Objective
Without including any pictures, write out the listing below exactly.

Source excerpt
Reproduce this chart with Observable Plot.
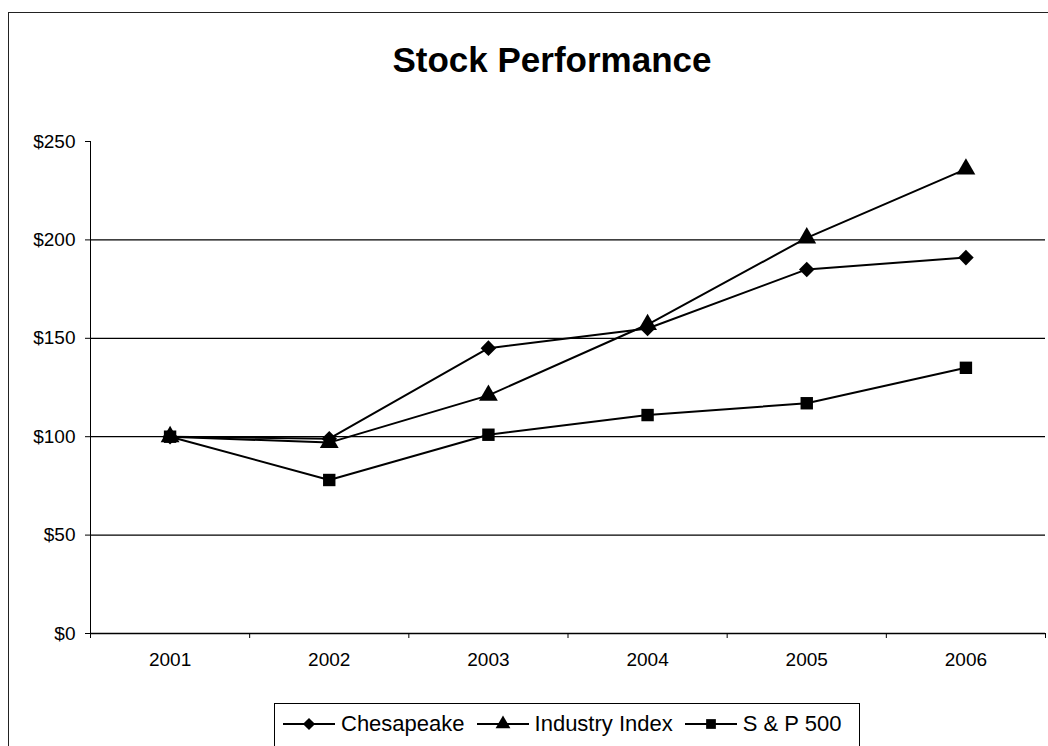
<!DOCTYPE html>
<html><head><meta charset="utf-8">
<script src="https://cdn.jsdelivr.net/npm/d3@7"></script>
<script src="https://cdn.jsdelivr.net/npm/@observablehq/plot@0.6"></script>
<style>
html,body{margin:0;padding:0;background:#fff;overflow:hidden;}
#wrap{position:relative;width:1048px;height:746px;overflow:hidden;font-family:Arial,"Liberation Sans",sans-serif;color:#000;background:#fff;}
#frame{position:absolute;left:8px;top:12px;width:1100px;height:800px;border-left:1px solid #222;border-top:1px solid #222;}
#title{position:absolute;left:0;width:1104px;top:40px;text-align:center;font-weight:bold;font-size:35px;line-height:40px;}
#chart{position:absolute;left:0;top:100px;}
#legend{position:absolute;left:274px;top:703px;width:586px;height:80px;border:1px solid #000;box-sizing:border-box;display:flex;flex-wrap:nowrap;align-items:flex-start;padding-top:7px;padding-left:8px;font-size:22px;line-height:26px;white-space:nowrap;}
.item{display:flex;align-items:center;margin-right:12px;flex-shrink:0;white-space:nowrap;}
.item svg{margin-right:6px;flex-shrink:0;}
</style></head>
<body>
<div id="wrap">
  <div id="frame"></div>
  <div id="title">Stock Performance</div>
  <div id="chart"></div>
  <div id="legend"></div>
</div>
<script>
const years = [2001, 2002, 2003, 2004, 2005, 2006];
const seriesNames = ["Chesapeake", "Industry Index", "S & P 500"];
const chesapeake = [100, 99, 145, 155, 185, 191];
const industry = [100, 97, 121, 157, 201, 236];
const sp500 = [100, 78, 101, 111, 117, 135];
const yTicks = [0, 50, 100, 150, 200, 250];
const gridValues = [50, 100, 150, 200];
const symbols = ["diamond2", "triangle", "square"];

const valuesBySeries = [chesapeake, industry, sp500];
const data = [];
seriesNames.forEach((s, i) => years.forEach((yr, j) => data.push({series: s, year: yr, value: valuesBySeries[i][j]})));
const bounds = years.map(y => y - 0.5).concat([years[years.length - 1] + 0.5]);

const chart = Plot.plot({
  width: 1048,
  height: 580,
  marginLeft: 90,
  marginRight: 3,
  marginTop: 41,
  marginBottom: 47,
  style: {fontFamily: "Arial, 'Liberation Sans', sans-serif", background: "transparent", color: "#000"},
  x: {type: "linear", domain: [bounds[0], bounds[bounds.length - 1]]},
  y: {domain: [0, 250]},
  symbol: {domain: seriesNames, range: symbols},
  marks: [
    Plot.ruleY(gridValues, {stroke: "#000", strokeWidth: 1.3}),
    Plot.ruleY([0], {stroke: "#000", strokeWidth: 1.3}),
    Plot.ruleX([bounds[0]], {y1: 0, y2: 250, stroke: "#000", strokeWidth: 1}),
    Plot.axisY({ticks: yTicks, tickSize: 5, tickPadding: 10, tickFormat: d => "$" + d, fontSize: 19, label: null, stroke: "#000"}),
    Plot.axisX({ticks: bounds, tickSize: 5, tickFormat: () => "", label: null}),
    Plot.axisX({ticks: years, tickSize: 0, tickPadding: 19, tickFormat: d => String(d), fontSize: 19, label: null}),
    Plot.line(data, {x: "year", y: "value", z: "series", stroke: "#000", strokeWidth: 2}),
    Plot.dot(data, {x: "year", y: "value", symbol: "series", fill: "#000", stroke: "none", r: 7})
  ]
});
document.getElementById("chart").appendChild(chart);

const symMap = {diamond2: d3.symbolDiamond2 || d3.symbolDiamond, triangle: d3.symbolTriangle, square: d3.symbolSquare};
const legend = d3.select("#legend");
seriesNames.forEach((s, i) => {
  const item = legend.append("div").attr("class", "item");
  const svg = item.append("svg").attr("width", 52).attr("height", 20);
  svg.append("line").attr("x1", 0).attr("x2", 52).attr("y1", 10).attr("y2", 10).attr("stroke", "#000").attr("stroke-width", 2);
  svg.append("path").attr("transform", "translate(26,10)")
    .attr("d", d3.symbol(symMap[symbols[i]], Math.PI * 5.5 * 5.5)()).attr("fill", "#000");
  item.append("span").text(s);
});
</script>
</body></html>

Worked solution
Reproduce this chart with Observable Plot.
<!DOCTYPE html>
<html><head><meta charset="utf-8">
<script src="https://cdn.jsdelivr.net/npm/d3@7"></script>
<script src="https://cdn.jsdelivr.net/npm/@observablehq/plot@0.6"></script>
<style>
html,body{margin:0;padding:0;background:#fff;overflow:hidden;}
#wrap{position:relative;width:1048px;height:746px;overflow:hidden;font-family:Arial,"Liberation Sans",sans-serif;color:#000;background:#fff;}
#frame{position:absolute;left:8px;top:12px;width:1100px;height:800px;border-left:1px solid #222;border-top:1px solid #222;}
#title{position:absolute;left:0;width:1104px;top:40px;text-align:center;font-weight:bold;font-size:35px;line-height:40px;}
#chart{position:absolute;left:0;top:100px;}
#legend{position:absolute;left:274px;top:703px;width:586px;height:80px;border:1px solid #000;box-sizing:border-box;display:flex;flex-wrap:nowrap;align-items:flex-start;padding-top:7px;padding-left:8px;font-size:22px;line-height:26px;white-space:nowrap;}
.item{display:flex;align-items:center;margin-right:12px;flex-shrink:0;white-space:nowrap;}
.item svg{margin-right:6px;flex-shrink:0;}
</style></head>
<body>
<div id="wrap">
  <div id="frame"></div>
  <div id="title">Stock Performance</div>
  <div id="chart"></div>
  <div id="legend"></div>
</div>
<script>
const years = [2001, 2002, 2003, 2004, 2005, 2006];
const seriesNames = ["Chesapeake", "Industry Index", "S & P 500"];
const chesapeake = [100, 99, 145, 155, 185, 191];
const industry = [100, 97, 121, 157, 201, 236];
const sp500 = [100, 78, 101, 111, 117, 135];
const yTicks = [0, 50, 100, 150, 200, 250];
const gridValues = [50, 100, 150, 200];
const symbols = ["diamond2", "triangle", "square"];

const valuesBySeries = [chesapeake, industry, sp500];
const data = [];
seriesNames.forEach((s, i) => years.forEach((yr, j) => data.push({series: s, year: yr, value: valuesBySeries[i][j]})));
const bounds = years.map(y => y - 0.5).concat([years[years.length - 1] + 0.5]);

const chart = Plot.plot({
  width: 1048,
  height: 580,
  marginLeft: 90,
  marginRight: 3,
  marginTop: 41,
  marginBottom: 47,
  style: {fontFamily: "Arial, 'Liberation Sans', sans-serif", background: "transparent", color: "#000"},
  x: {type: "linear", domain: [bounds[0], bounds[bounds.length - 1]]},
  y: {domain: [0, 250]},
  symbol: {domain: seriesNames, range: symbols},
  marks: [
    Plot.ruleY(gridValues, {stroke: "#000", strokeWidth: 1.3}),
    Plot.ruleY([0], {stroke: "#000", strokeWidth: 1.3}),
    Plot.ruleX([bounds[0]], {y1: 0, y2: 250, stroke: "#000", strokeWidth: 1}),
    Plot.axisY({ticks: yTicks, tickSize: 5, tickPadding: 10, tickFormat: d => "$" + d, fontSize: 19, label: null, stroke: "#000"}),
    Plot.axisX({ticks: bounds, tickSize: 5, tickFormat: () => "", label: null}),
    Plot.axisX({ticks: years, tickSize: 0, tickPadding: 19, tickFormat: d => String(d), fontSize: 19, label: null}),
    Plot.line(data, {x: "year", y: "value", z: "series", stroke: "#000", strokeWidth: 2}),
    Plot.dot(data, {x: "year", y: "value", symbol: "series", fill: "#000", stroke: "none", r: 7})
  ]
});
document.getElementById("chart").appendChild(chart);

const symMap = {diamond2: d3.symbolDiamond2 || d3.symbolDiamond, triangle: d3.symbolTriangle, square: d3.symbolSquare};
const legend = d3.select("#legend");
seriesNames.forEach((s, i) => {
  const item = legend.append("div").attr("class", "item");
  const svg = item.append("svg").attr("width", 52).attr("height", 20);
  svg.append("line").attr("x1", 0).attr("x2", 52).attr("y1", 10).attr("y2", 10).attr("stroke", "#000").attr("stroke-width", 2);
  svg.append("path").attr("transform", "translate(26,10)")
    .attr("d", d3.symbol(symMap[symbols[i]], Math.PI * 5.5 * 5.5)()).attr("fill", "#000");
  item.append("span").text(s);
});
</script>
</body></html>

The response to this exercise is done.